As a girl, I can’t say I appreciated your spaghetti Westerns. I remember sitting in the movie house and there was a long close up of someone chewing their food. Gross. I liked the music, though, and when I think of you, Ennio Morricone’s score enters my mind. Fast forward to 1971. I didn’t see Play Misty for Me until I was older, and I thought it was creepy. It was a psychological thriller about a stalker who fell hard for your character, Dave Garver, a disk jockey at a California radio station. Jessica Walter played the pretty fan who calls in when Garver is on the air and requests to hear the jazz song “Misty”.
The film popularized the Johnny Mathis version and your choice for the film was perfect because it functioned as an effective contrast. The cozy melody associated with a sexy, female voice became the ice breaker in an “accidental” meeting in a bar and the one-night-stand. From there, Evelyn’s harmless personality transformed into a descent into psychotic fury punctuated with the butcher knife that should scare any man from succumbing to the one-night-stand; the plot was revisited in the 1980s version, Fatal Attraction, but I prefer your version of the confident, soft female who is casual yet percolates passion. Play Misty for Me was a compelling, low-budget film that made you millions. As director, the film allowed you a new playground for which to play, and over the years I’ve noticed your films employed trademark techniques that have made you one of the most commercially successful directors to date.
As a director, your status has grown to heights rarely seen in the history of movie making. Your reputation as a man’s man and your sex appeal–you were fifty when you starred in Play Misty for Me, and the filming of the sex scene with Donna Mills at the waterfall showed tasteful eroticism with a romantic sensibility–you’ve wooed women for decades.

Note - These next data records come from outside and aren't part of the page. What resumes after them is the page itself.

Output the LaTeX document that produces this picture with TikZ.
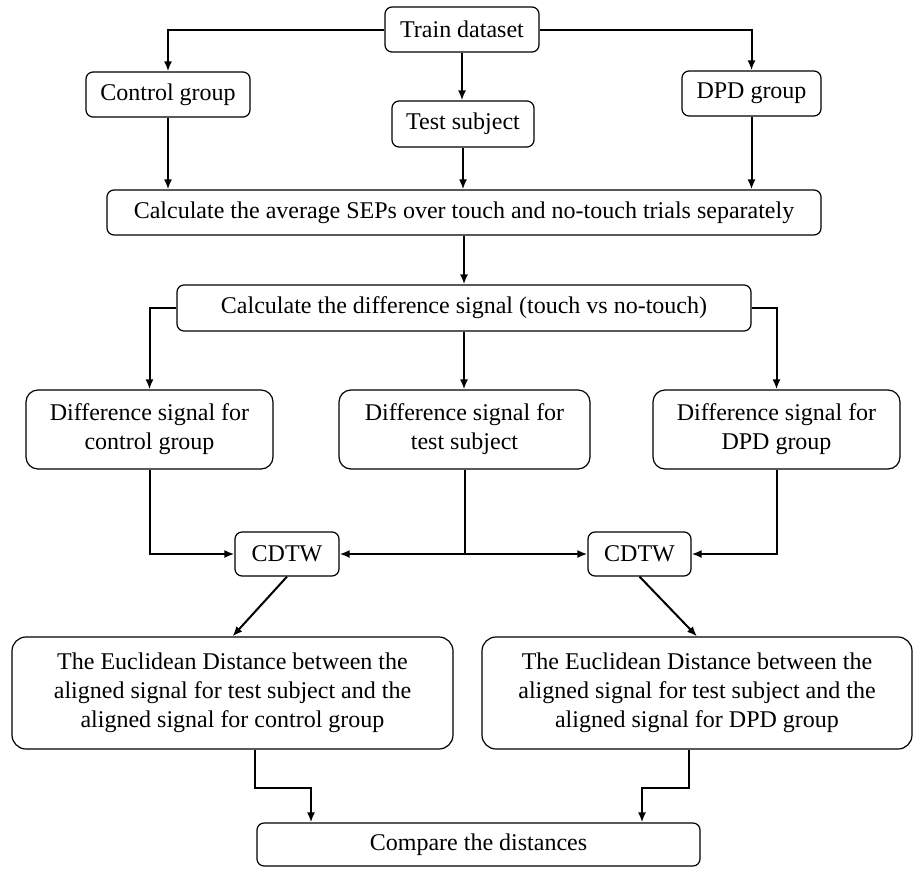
\documentclass[tikz,border=0pt]{standalone}
\usepackage{fontspec}
\setmainfont{Liberation Serif}
\usetikzlibrary{arrows.meta}
\begin{document}
\begin{tikzpicture}[x=1pt,y=-1pt,
  box/.style={draw, line width=1.2pt, rounded corners=7pt, inner sep=0pt, align=center,
    font=\fontsize{24}{29}\selectfont},
  bigbox/.style={box, rounded corners=14pt},
  arr/.style={line width=2pt, -{Latex[length=10pt,width=8pt]}},
  ln/.style={line width=2pt}]
\useasboundingbox (0,0) rectangle (913,868);
\node[box, minimum width=154pt, minimum height=45pt] (train) at (462,29.5) {Train dataset};
\node[box, minimum width=164pt, minimum height=45pt] (ctrl) at (168,94.5) {Control group};
\node[box, minimum width=142pt, minimum height=46pt] (test) at (463,124) {Test subject};
\node[box, minimum width=139pt, minimum height=45pt] (dpd) at (751.5,93.5) {DPD group};
\node[box, minimum width=714pt, minimum height=45pt] (sep) at (464,212.5) {Calculate the average SEPs over touch and no-touch trials separately};
\node[box, minimum width=574pt, minimum height=46pt] (diff) at (464,308) {Calculate the difference signal (touch vs no-touch)};
\node[bigbox, rounded corners=12pt, minimum width=247pt, minimum height=79pt] (dc) at (149.5,429.5) {Difference signal for\\control group};
\node[bigbox, rounded corners=12pt, minimum width=251pt, minimum height=79pt] (dt) at (464.5,429.5) {Difference signal for\\test subject};
\node[bigbox, rounded corners=12pt, minimum width=247pt, minimum height=79pt] (dd) at (776.5,429.5) {Difference signal for\\DPD group};
\node[box, minimum width=104pt, minimum height=44pt] (c1) at (287,554) {CDTW};
\node[box, minimum width=103pt, minimum height=44pt] (c2) at (639.5,554) {CDTW};
\node[bigbox, minimum width=441pt, minimum height=112pt] (e1) at (232.5,693) {The Euclidean Distance between the\\aligned signal for test subject and the\\aligned signal for control group};
\node[bigbox, minimum width=430pt, minimum height=112pt] (e2) at (697,693) {The Euclidean Distance between the\\aligned signal for test subject and the\\aligned signal for DPD group};
\node[box, minimum width=443pt, minimum height=43pt] (cmp) at (478.5,844.5) {Compare the distances};
% connectors
\draw[arr] (train.west) -| (ctrl.north);
\draw[arr] (train.east) -| (dpd.north);
\draw[arr] (train.south) -- (train.south |- test.north);
\draw[arr] (ctrl.south) -- (ctrl.south |- sep.north);
\draw[arr] (test.south) -- (test.south |- sep.north);
\draw[arr] (dpd.south) -- (dpd.south |- sep.north);
\draw[arr] (sep.south) -- (sep.south |- diff.north);
\draw[arr] (diff.west) -| (dc.north);
\draw[arr] (diff.east) -| (dd.north);
\draw[arr] (diff.south) -- (diff.south |- dt.north);
\draw[arr] (dc.south) |- (c1.west);
\coordinate (j) at (dt.south |- c1.west);
\draw[ln] (dt.south) -- (j);
\draw[arr] (j) -- (c1.east);
\draw[arr] (j) -- (c2.west);
\draw[arr] (dd.south) |- (c2.east);
\draw[arr] (c1.south) -- (e1.north);
\draw[arr] (c2.south) -- (e2.north);
\coordinate (k1) at ([xshift=22.5pt]e1.south);
\coordinate (k2) at ([xshift=-8pt]e2.south);
\coordinate (t1) at ([xshift=-167.5pt]cmp.north);
\coordinate (t2) at ([xshift=163.5pt]cmp.north);
\draw[arr] (k1) -- ++(0,38) -| (t1);
\draw[arr] (k2) -- ++(0,38) -| (t2);
\end{tikzpicture}
\end{document}
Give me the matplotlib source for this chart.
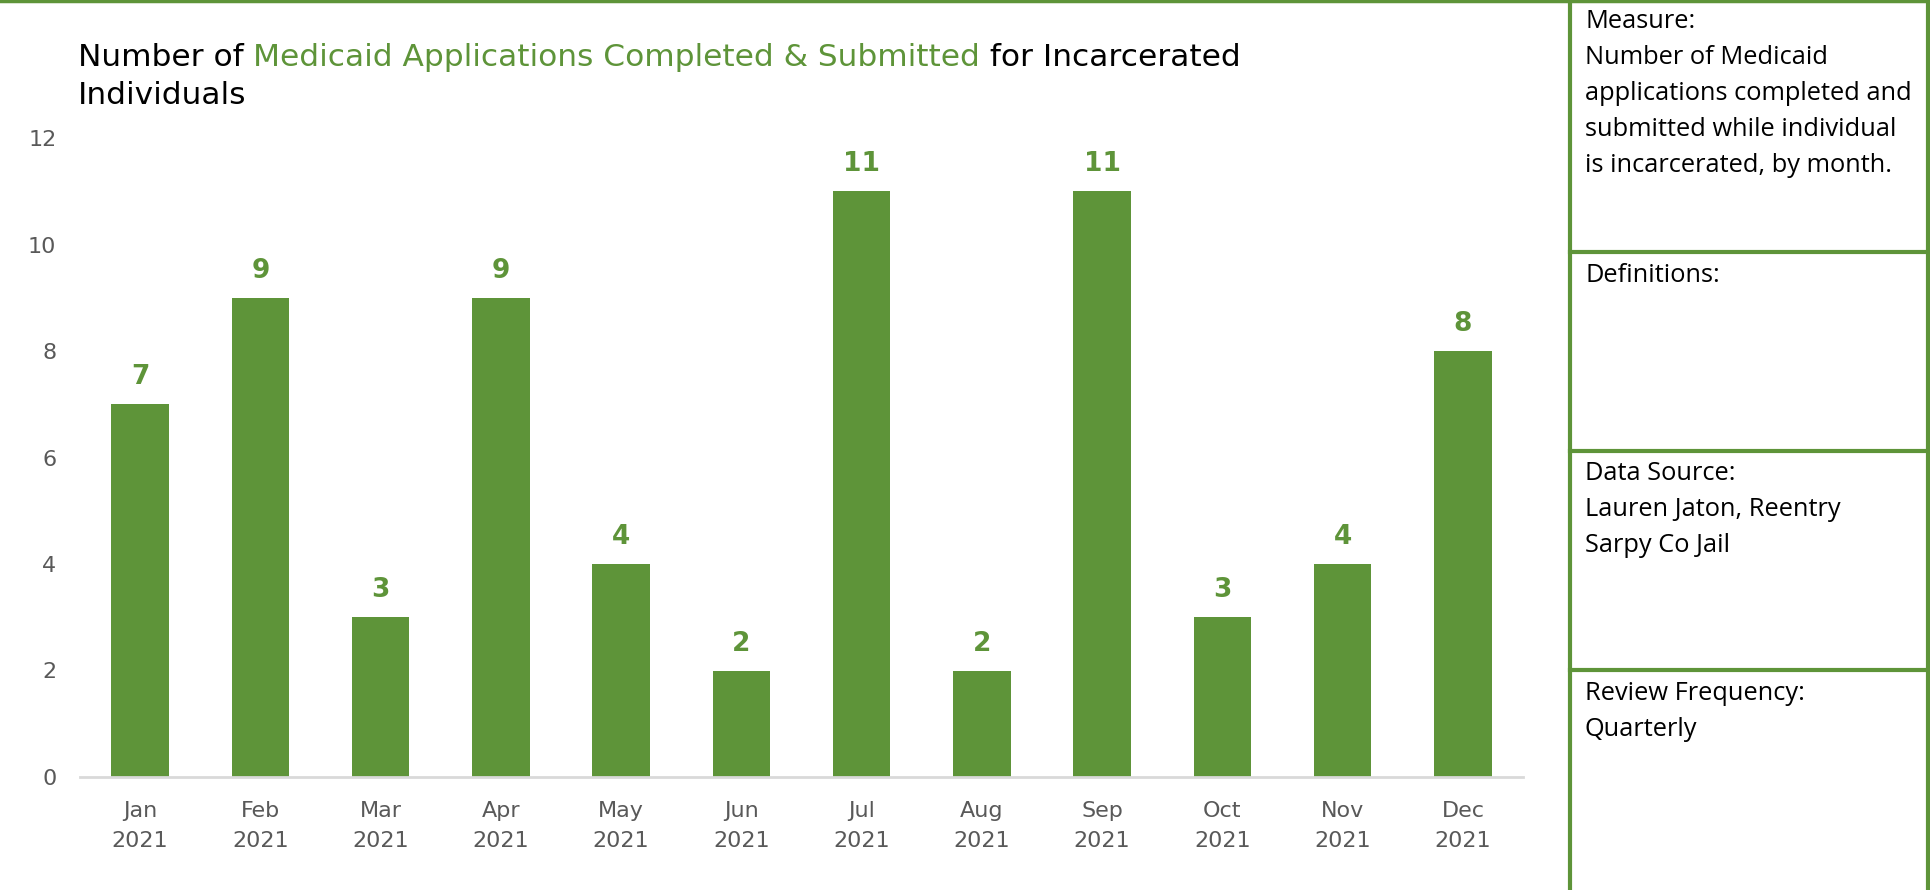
import matplotlib
matplotlib.use("Agg")
import matplotlib.pyplot as plt
from matplotlib.lines import Line2D

months = ["Jan\n2021", "Feb\n2021", "Mar\n2021", "Apr\n2021", "May\n2021", "Jun\n2021",
          "Jul\n2021", "Aug\n2021", "Sep\n2021", "Oct\n2021", "Nov\n2021", "Dec\n2021"]
values = [7, 9, 3, 9, 4, 2, 11, 2, 11, 3, 4, 8]
yticks = [0, 2, 4, 6, 8, 10, 12]

title_parts = [("Number of ", "black"),
               ("Medicaid Applications Completed & Submitted", "green"),
               (" for Incarcerated", "black")]
title_line2 = "Individuals"

panel_texts = [
    ["Measure:", "Number of Medicaid", "applications completed and",
     "submitted while individual", "is incarcerated, by month."],
    ["Definitions:"],
    ["Data Source:", "Lauren Jaton, Reentry", "Sarpy Co Jail"],
    ["Review Frequency:", "Quarterly"],
]

GREEN = "#5E9439"
GRAY = "#595959"
W, H = 1930, 890
fig = plt.figure(figsize=(W / 100, H / 100), dpi=100)

def fx(px):
    return px / W

def fy(py):
    return 1 - py / H

ax = fig.add_axes([fx(80), fy(777), fx(1523) - fx(80), fy(138) - fy(777)])
x = list(range(len(values)))
bars = ax.bar(x, values, width=0.48, color=GREEN, zorder=2)
ax.set_xlim(-0.5, len(values) - 0.5)
ax.set_ylim(0, 12)
ax.set_yticks(yticks)
ax.set_xticks(x)
ax.set_xticklabels(months, fontsize=16, color=GRAY, linespacing=1.62)
ax.tick_params(axis="y", labelsize=16, labelcolor=GRAY, length=0, pad=17)
ax.tick_params(axis="x", length=0, pad=17)
for s in ["top", "right", "left"]:
    ax.spines[s].set_visible(False)
ax.spines["bottom"].set_color("#D9D9D9")
ax.spines["bottom"].set_linewidth(2)
for b, v in zip(bars, values):
    ax.annotate(str(v), (b.get_x() + b.get_width() / 2, v), xytext=(0, 10),
                textcoords="offset points", ha="center", va="bottom",
                fontsize=19, fontweight="bold", color=GREEN)

# Title with mixed colours
fig.canvas.draw()
renderer = fig.canvas.get_renderer()
xpos = fx(78)
for txt, col in title_parts:
    t = fig.text(xpos, fy(57), txt, fontsize=22.5, color=(GREEN if col == "green" else "black"),
                 ha="left", va="center")
    bb = t.get_window_extent(renderer=renderer)
    xpos += bb.width / W
fig.text(fx(78), fy(95), title_line2, fontsize=22.5, color="black", ha="left", va="center")

# Borders
lw = 3
def hline(x0, x1, y, lw=lw):
    fig.add_artist(Line2D([fx(x0), fx(x1)], [fy(y), fy(y)], color=GREEN, linewidth=lw,
                          transform=fig.transFigure))
def vline(x, y0, y1):
    fig.add_artist(Line2D([fx(x), fx(x)], [fy(y0), fy(y1)], color=GREEN, linewidth=lw,
                          transform=fig.transFigure))

hline(0, W, 1, lw=2.5)
vline(1570, 0, H)
vline(1928, 0, H)
for yy in [252, 451, 670]:
    hline(1570, W, yy)

# Panel texts
starts = [21, 276, 473, 693]
for lines, y0 in zip(panel_texts, starts):
    for i, ln in enumerate(lines):
        fig.text(fx(1585), fy(y0 + i * 36), ln, fontsize=18.3, color="black",
                 family="Open Sans", ha="left", va="center")

fig.savefig("out.png", dpi=100)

Your stature grew as a director after winning Best Director for Unforgiven (1992). What a prolific decade the 2000s were for you with many Oscar nominated films for best direction: Mystic River (2003), Million Dollar Baby (2004), Letters from Iwo Jima (2006) Gran Torino (2008).
When I watch your films, I have noticed similarities in your directing style. Your camera follows the story through the perceptions of one protagonist. Through sensory variation, your films are beautiful because you see, hear, smell, and touch the setting through the camera lens. This first person telling allows me to share the experience, and therefore, enter the film.
Clint, you love contrast. You highlight a body part while the rest is in the dark. I will hear a monologue but only see a torso or a hand. I appreciate how you incorporate the setting fully into your films. For example, I liked how you strategically hung signs around the set that enhanced the theme of the film. In Million Dollar Baby all the signs in the boxing gym reiterated key lines such as “Tough Ain’t Enough” referring to Maggie who had more heart than anyone on the planet. It was a philosophical film; the boxing ring was a metaphor for life. It’s my favorite film of yours. I like how you give life to the feelings of a character’s emotions with the movement of the camera. If the agonized character expels fury, the camera shoots up the fury to the sky like in Mystic River.
Your films feature misunderstood, strong characters who are alone in their world and rise from adversity. You love the underdog. You often star as well as direct your own films, and you enjoy portraying grumpy old-man who try to survive in a world that has changed too fast. If you aren’t the poster-boy for the angst of baby-boomers, I don’t know who is, for you are the man who epitomizes a generation where real-men-don’t-cry and your surly countenance hides a soft, romantic heart.
One of my favorite films for which you star in is In the Line of Fire with John Malkovich. You wore your typical Dirty Harry tough guy expression, but the suspenseful cat-and-mouse game made a thrilling film to watch. As far as acting goes, I loved your performance in Gran Torino best. You weren’t Clint Eastwood, you were a man who came to terms with the Korean War and the hero who rose above his prejudices. It was a great film. And of course, in Million Dollar Baby, watching you weep on your knees in the Catholic pew disturbed me more than I can say.
Clint Eastwood, you are a desperado and a universal character and Hollywood’s long-enduring icon. At eighty-three, you are the manifestation of all your characters. I wish you were my neighbor; we’d listen to jazz music, drink, and watch the sunset. I bet your stories are amazing as your career.